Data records
******************************

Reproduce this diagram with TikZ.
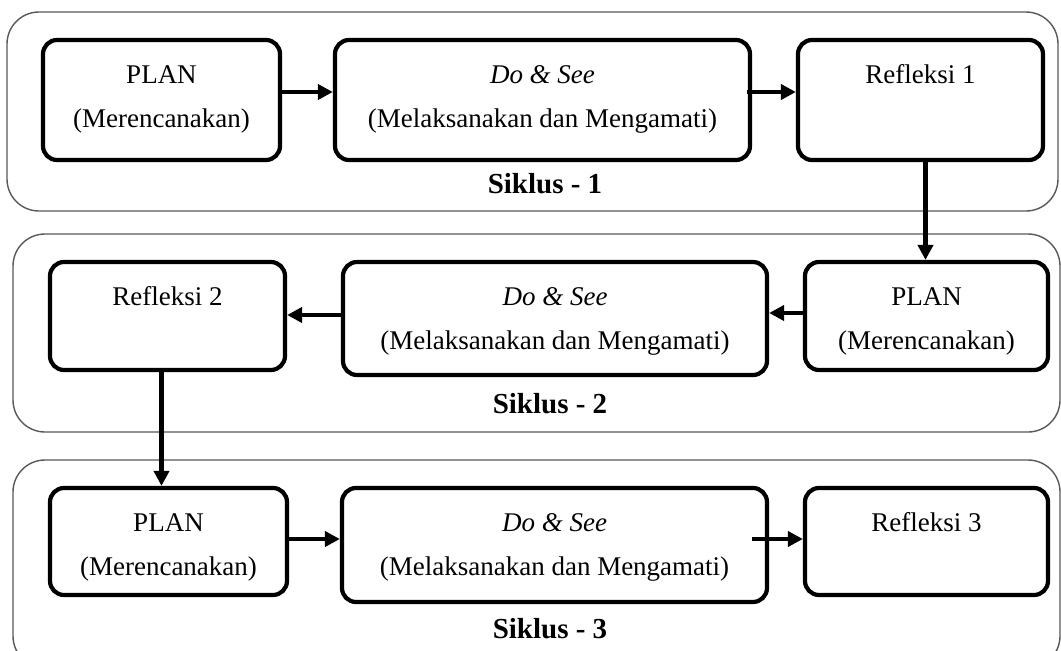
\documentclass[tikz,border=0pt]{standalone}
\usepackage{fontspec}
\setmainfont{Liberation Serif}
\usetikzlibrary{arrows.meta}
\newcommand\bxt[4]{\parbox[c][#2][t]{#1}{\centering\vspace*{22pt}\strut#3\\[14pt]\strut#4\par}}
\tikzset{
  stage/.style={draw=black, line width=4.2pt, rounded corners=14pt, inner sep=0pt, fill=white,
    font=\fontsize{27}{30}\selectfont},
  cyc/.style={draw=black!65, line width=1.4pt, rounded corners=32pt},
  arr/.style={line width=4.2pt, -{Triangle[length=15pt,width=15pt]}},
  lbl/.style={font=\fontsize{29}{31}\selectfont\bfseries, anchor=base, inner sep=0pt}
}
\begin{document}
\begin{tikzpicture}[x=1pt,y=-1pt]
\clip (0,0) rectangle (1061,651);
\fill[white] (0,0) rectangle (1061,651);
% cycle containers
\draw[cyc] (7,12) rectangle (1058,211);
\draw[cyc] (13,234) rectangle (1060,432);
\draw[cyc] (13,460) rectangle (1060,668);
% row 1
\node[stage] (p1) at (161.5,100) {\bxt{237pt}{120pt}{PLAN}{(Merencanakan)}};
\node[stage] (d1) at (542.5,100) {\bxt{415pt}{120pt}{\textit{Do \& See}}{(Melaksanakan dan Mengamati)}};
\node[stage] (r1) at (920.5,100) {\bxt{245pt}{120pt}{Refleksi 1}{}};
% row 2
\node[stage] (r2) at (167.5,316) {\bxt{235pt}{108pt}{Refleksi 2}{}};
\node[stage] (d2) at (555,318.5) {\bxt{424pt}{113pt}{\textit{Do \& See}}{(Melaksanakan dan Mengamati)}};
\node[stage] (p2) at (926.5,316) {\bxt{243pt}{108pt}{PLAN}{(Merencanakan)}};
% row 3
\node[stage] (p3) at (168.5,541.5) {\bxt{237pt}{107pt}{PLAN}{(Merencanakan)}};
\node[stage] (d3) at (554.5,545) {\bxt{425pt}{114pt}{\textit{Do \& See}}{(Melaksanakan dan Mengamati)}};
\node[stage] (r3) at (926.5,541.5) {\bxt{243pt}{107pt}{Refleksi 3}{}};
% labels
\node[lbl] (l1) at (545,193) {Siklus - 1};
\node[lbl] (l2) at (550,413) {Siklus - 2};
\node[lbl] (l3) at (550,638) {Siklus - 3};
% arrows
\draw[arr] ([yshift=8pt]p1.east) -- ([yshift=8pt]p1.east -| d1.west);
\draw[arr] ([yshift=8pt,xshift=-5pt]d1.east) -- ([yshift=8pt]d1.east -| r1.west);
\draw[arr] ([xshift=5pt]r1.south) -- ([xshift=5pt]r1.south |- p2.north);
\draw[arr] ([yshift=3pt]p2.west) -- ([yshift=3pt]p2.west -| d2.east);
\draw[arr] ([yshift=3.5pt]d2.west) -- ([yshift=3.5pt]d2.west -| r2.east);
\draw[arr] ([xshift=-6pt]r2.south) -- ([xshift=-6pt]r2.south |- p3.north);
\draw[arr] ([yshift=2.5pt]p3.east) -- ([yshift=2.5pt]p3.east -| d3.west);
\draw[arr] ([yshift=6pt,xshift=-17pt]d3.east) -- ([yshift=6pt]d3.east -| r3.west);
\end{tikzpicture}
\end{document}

******************************

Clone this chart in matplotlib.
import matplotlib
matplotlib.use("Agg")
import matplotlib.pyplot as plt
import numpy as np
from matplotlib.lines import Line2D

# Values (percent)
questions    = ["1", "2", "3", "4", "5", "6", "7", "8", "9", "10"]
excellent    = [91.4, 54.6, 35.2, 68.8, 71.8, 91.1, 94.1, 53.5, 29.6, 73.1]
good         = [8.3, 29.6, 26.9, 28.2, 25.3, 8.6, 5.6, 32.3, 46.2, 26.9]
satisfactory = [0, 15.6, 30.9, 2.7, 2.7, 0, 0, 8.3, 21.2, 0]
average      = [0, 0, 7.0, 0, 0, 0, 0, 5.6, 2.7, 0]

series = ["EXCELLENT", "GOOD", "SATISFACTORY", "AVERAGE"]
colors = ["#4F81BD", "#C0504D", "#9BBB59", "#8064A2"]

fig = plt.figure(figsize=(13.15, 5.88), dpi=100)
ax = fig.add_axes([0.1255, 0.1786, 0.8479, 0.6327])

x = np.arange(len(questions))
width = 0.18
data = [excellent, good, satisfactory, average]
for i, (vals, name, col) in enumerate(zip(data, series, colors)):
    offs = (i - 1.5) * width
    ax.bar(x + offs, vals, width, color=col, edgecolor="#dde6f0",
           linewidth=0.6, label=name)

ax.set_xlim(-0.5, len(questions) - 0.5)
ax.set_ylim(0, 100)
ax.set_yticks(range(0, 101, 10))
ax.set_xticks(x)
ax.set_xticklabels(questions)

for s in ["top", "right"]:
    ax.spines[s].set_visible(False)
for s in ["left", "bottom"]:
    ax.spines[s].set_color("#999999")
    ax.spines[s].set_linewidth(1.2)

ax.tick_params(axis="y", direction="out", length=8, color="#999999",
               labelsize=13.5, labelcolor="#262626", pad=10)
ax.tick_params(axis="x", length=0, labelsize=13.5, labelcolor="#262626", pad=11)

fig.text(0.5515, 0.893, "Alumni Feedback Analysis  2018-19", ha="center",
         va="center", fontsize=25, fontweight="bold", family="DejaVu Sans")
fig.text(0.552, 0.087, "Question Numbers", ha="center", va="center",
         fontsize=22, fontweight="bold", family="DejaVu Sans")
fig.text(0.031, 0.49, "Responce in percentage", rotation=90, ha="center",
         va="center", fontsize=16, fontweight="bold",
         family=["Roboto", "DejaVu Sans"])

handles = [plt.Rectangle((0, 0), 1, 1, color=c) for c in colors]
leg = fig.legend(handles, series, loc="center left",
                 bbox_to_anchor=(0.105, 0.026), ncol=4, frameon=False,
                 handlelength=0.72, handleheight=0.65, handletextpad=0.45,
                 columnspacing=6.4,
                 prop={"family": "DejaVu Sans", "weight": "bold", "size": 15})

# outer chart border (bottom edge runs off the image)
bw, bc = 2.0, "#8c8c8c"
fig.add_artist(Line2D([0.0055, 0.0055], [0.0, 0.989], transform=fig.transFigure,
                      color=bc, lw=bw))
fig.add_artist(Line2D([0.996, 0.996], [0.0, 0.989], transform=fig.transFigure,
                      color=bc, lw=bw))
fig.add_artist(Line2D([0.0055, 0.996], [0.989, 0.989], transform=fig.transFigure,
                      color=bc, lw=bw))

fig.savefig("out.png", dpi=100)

******************************

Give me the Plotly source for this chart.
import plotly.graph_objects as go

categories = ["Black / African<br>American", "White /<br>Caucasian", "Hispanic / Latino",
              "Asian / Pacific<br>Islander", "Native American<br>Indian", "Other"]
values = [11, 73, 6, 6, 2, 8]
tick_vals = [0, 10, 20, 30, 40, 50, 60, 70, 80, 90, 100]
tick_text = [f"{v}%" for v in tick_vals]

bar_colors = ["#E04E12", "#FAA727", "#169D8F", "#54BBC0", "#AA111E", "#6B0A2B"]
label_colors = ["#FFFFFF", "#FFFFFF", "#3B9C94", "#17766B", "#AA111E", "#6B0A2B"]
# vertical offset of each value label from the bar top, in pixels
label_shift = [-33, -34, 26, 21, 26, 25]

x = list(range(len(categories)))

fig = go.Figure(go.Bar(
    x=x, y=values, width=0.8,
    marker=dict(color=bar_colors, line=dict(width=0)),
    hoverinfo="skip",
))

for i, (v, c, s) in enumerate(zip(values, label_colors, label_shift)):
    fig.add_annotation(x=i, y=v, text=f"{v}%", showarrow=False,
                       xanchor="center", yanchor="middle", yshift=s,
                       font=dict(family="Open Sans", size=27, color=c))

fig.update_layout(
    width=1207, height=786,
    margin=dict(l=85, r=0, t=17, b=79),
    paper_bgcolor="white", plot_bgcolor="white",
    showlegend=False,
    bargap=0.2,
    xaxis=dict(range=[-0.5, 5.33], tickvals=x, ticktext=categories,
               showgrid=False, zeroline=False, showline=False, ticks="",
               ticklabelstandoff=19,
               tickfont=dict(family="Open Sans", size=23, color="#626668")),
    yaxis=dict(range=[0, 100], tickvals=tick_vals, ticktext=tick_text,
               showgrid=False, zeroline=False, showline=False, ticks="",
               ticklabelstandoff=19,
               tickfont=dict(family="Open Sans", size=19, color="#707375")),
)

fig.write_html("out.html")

******************************

## Required task
Retype the entries above exactly, but only from the line containing "Clone this chart in matplotlib." through the line containing "linewidth=0.6, label=name)", both included.

## Response below
Clone this chart in matplotlib.
import matplotlib
matplotlib.use("Agg")
import matplotlib.pyplot as plt
import numpy as np
from matplotlib.lines import Line2D

# Values (percent)
questions    = ["1", "2", "3", "4", "5", "6", "7", "8", "9", "10"]
excellent    = [91.4, 54.6, 35.2, 68.8, 71.8, 91.1, 94.1, 53.5, 29.6, 73.1]
good         = [8.3, 29.6, 26.9, 28.2, 25.3, 8.6, 5.6, 32.3, 46.2, 26.9]
satisfactory = [0, 15.6, 30.9, 2.7, 2.7, 0, 0, 8.3, 21.2, 0]
average      = [0, 0, 7.0, 0, 0, 0, 0, 5.6, 2.7, 0]

series = ["EXCELLENT", "GOOD", "SATISFACTORY", "AVERAGE"]
colors = ["#4F81BD", "#C0504D", "#9BBB59", "#8064A2"]

fig = plt.figure(figsize=(13.15, 5.88), dpi=100)
ax = fig.add_axes([0.1255, 0.1786, 0.8479, 0.6327])

x = np.arange(len(questions))
width = 0.18
data = [excellent, good, satisfactory, average]
for i, (vals, name, col) in enumerate(zip(data, series, colors)):
    offs = (i - 1.5) * width
    ax.bar(x + offs, vals, width, color=col, edgecolor="#dde6f0",
           linewidth=0.6, label=name)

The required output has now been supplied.